- _Required task_: Take the lines of the data below from the very first through the line containing "const YEAR_LABELS = [2022, 2023, 2024, 2025];" and output them exactly, pictures excluded.

- _Source excerpt_:
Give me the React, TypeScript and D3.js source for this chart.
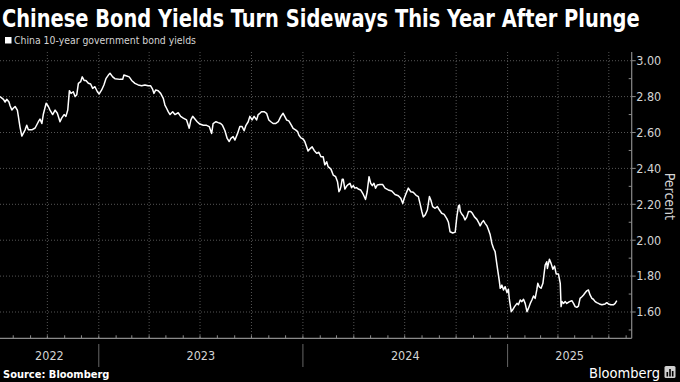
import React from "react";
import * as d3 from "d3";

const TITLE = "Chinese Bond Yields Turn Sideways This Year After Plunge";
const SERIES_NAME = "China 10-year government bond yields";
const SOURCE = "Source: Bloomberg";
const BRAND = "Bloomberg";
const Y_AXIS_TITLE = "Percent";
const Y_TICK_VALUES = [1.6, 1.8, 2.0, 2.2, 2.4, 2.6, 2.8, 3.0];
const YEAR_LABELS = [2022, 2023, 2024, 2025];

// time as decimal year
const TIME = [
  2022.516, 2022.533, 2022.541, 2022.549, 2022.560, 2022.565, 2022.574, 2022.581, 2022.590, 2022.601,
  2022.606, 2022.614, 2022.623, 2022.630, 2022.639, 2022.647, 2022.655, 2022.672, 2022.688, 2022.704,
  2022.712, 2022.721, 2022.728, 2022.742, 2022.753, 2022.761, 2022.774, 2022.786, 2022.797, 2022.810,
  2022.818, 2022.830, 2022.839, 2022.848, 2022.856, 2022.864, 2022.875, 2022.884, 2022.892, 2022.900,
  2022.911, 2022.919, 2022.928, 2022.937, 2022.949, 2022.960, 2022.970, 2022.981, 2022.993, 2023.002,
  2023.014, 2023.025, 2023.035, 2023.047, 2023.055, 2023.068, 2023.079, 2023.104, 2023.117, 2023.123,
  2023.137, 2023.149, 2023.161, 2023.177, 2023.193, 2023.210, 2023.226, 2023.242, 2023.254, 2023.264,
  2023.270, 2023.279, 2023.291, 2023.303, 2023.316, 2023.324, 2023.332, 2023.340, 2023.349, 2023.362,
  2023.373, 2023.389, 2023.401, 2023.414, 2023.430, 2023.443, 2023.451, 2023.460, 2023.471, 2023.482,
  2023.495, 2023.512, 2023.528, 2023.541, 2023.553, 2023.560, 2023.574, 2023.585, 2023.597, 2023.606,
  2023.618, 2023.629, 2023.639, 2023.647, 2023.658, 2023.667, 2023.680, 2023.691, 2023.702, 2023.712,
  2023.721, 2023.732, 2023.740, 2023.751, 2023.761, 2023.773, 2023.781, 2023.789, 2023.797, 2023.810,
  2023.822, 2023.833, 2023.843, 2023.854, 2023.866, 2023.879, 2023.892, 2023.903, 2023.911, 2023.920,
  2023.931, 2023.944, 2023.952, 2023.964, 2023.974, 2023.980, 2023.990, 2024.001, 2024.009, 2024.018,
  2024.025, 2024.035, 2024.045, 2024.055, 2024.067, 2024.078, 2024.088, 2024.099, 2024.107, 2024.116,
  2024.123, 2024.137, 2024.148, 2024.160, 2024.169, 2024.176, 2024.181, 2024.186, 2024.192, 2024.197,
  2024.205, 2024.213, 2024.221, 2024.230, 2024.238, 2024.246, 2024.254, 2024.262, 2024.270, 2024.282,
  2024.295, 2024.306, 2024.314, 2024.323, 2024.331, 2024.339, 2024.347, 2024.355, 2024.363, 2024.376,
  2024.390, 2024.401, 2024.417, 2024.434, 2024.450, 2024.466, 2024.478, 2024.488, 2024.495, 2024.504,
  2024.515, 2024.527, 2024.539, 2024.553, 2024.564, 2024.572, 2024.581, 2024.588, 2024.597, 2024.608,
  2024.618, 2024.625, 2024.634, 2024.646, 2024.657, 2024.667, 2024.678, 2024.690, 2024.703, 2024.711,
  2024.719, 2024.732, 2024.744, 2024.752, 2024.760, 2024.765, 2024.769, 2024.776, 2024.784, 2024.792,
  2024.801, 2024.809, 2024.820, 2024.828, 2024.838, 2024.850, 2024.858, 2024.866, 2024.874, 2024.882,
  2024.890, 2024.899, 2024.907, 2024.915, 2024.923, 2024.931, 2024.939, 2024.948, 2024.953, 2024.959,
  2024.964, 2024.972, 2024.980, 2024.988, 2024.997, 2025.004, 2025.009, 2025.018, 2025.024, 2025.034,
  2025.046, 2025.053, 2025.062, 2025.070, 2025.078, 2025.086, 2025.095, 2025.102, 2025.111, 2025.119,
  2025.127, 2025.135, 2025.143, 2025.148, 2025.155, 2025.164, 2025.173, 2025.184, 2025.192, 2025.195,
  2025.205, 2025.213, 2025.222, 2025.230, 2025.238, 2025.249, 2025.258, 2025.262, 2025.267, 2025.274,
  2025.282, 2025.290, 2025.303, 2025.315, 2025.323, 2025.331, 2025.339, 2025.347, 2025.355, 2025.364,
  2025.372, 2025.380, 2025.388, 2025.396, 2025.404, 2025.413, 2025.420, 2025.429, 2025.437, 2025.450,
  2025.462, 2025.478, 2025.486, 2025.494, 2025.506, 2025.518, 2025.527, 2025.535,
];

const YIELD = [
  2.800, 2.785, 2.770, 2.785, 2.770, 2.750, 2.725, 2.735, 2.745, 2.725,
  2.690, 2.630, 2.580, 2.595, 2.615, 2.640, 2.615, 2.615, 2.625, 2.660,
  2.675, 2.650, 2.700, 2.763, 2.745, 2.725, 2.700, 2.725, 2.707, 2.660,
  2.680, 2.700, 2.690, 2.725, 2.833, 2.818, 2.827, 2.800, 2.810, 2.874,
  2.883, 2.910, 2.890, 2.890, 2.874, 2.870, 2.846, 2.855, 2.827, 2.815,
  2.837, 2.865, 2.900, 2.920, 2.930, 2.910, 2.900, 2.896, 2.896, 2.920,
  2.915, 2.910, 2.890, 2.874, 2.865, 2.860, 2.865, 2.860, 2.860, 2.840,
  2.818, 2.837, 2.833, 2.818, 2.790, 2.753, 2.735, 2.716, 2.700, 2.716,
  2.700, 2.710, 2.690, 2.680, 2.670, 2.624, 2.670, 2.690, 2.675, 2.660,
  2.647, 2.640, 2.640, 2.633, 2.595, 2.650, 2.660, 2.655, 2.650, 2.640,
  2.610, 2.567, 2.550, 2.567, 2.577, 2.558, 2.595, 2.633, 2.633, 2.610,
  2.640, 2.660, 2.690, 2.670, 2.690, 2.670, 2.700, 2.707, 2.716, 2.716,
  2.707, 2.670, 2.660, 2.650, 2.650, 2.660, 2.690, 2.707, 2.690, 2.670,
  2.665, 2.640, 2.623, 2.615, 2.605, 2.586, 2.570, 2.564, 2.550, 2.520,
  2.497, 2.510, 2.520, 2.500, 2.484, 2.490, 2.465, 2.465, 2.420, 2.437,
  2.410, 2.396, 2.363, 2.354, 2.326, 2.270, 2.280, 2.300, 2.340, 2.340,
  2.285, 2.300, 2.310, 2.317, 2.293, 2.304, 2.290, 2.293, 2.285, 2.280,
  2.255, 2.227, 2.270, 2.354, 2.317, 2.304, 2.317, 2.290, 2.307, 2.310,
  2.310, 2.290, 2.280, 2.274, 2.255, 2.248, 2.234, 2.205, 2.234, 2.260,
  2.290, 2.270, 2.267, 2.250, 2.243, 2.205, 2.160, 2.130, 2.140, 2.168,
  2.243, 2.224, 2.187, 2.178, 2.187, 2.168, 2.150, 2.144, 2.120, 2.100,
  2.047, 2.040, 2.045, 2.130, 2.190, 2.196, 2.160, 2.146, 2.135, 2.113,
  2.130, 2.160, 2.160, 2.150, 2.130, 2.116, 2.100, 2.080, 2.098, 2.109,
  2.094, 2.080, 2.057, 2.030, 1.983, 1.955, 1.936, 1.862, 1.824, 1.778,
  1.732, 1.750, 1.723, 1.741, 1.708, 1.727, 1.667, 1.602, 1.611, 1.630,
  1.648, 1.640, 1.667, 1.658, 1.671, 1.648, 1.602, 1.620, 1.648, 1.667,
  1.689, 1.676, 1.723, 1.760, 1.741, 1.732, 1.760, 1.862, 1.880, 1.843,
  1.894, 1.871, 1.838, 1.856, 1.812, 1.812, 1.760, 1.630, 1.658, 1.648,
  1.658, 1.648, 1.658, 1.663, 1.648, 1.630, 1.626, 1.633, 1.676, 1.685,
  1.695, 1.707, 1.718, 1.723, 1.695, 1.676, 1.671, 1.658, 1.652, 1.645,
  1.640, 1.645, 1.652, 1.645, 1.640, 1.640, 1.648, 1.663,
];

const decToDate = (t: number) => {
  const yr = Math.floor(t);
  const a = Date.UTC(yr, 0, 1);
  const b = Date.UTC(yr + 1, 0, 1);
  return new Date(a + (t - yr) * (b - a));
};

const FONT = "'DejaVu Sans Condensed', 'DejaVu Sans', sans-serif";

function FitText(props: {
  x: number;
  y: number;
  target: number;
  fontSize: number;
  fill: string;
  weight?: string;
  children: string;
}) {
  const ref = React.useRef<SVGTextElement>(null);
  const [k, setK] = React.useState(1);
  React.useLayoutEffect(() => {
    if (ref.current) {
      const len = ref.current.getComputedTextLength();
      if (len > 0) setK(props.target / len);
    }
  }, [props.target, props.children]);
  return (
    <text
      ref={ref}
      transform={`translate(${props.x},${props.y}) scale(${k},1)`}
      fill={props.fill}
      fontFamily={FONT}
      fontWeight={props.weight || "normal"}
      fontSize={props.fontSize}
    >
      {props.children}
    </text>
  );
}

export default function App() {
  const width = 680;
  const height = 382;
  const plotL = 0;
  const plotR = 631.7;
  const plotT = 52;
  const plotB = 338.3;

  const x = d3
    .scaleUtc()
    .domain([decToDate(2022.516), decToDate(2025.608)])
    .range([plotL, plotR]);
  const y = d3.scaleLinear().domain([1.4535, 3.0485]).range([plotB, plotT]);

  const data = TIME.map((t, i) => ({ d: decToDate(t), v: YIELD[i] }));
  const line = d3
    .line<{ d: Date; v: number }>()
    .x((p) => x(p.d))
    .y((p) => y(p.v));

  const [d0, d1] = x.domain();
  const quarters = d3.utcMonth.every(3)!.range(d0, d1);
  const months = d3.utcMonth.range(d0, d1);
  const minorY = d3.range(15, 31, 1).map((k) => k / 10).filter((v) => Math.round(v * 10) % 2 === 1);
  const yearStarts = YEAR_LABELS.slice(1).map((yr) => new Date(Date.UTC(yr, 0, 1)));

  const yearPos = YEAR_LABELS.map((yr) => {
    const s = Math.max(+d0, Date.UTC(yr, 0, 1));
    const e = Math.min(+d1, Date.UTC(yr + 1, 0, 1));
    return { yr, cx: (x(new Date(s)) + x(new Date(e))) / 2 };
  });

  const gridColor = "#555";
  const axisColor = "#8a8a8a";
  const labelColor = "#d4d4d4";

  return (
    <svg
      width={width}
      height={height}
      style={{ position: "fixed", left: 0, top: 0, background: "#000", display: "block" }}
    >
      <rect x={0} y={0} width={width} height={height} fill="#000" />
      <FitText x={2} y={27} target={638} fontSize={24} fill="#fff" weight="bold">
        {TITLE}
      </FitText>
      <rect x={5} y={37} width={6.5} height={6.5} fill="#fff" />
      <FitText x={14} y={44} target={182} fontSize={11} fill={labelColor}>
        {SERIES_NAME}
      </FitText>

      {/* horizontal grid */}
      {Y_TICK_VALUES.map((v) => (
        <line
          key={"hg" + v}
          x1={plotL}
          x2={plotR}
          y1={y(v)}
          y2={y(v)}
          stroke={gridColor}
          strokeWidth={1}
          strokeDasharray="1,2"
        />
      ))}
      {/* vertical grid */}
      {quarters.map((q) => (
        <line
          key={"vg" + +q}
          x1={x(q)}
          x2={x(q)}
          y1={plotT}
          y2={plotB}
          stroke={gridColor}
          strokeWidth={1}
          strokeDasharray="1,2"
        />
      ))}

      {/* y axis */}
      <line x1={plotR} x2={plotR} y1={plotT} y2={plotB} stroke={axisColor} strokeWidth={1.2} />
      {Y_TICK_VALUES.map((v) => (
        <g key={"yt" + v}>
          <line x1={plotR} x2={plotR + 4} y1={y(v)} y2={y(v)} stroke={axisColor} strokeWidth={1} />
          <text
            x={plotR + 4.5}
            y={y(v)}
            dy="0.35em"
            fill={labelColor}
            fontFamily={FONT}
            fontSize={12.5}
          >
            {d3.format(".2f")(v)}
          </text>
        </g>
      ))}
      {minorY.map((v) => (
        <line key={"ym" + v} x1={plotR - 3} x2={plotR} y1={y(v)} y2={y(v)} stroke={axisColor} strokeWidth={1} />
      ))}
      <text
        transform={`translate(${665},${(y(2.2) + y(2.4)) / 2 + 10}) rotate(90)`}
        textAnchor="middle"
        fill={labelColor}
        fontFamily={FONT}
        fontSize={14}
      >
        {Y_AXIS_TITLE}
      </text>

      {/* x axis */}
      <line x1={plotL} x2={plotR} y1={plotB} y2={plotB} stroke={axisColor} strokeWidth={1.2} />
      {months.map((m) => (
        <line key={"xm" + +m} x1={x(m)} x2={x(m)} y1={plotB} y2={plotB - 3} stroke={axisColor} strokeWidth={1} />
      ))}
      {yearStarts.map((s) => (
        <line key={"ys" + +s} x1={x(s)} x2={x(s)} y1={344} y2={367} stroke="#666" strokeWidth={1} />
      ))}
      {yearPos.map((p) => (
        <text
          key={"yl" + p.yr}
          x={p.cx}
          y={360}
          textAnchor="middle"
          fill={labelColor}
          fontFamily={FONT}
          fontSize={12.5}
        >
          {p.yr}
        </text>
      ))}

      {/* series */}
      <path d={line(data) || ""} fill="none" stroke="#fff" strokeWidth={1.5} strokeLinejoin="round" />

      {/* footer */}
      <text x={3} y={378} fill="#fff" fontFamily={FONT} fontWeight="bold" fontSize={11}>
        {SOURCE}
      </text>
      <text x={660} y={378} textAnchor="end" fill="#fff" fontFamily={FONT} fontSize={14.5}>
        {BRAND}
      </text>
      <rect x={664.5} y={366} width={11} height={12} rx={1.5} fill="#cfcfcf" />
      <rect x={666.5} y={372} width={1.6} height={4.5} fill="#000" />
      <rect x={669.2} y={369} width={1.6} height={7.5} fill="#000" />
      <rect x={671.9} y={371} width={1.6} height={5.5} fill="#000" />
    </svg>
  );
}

- _Result of the exercise_:
Give me the React, TypeScript and D3.js source for this chart.
import React from "react";
import * as d3 from "d3";

const TITLE = "Chinese Bond Yields Turn Sideways This Year After Plunge";
const SERIES_NAME = "China 10-year government bond yields";
const SOURCE = "Source: Bloomberg";
const BRAND = "Bloomberg";
const Y_AXIS_TITLE = "Percent";
const Y_TICK_VALUES = [1.6, 1.8, 2.0, 2.2, 2.4, 2.6, 2.8, 3.0];
const YEAR_LABELS = [2022, 2023, 2024, 2025];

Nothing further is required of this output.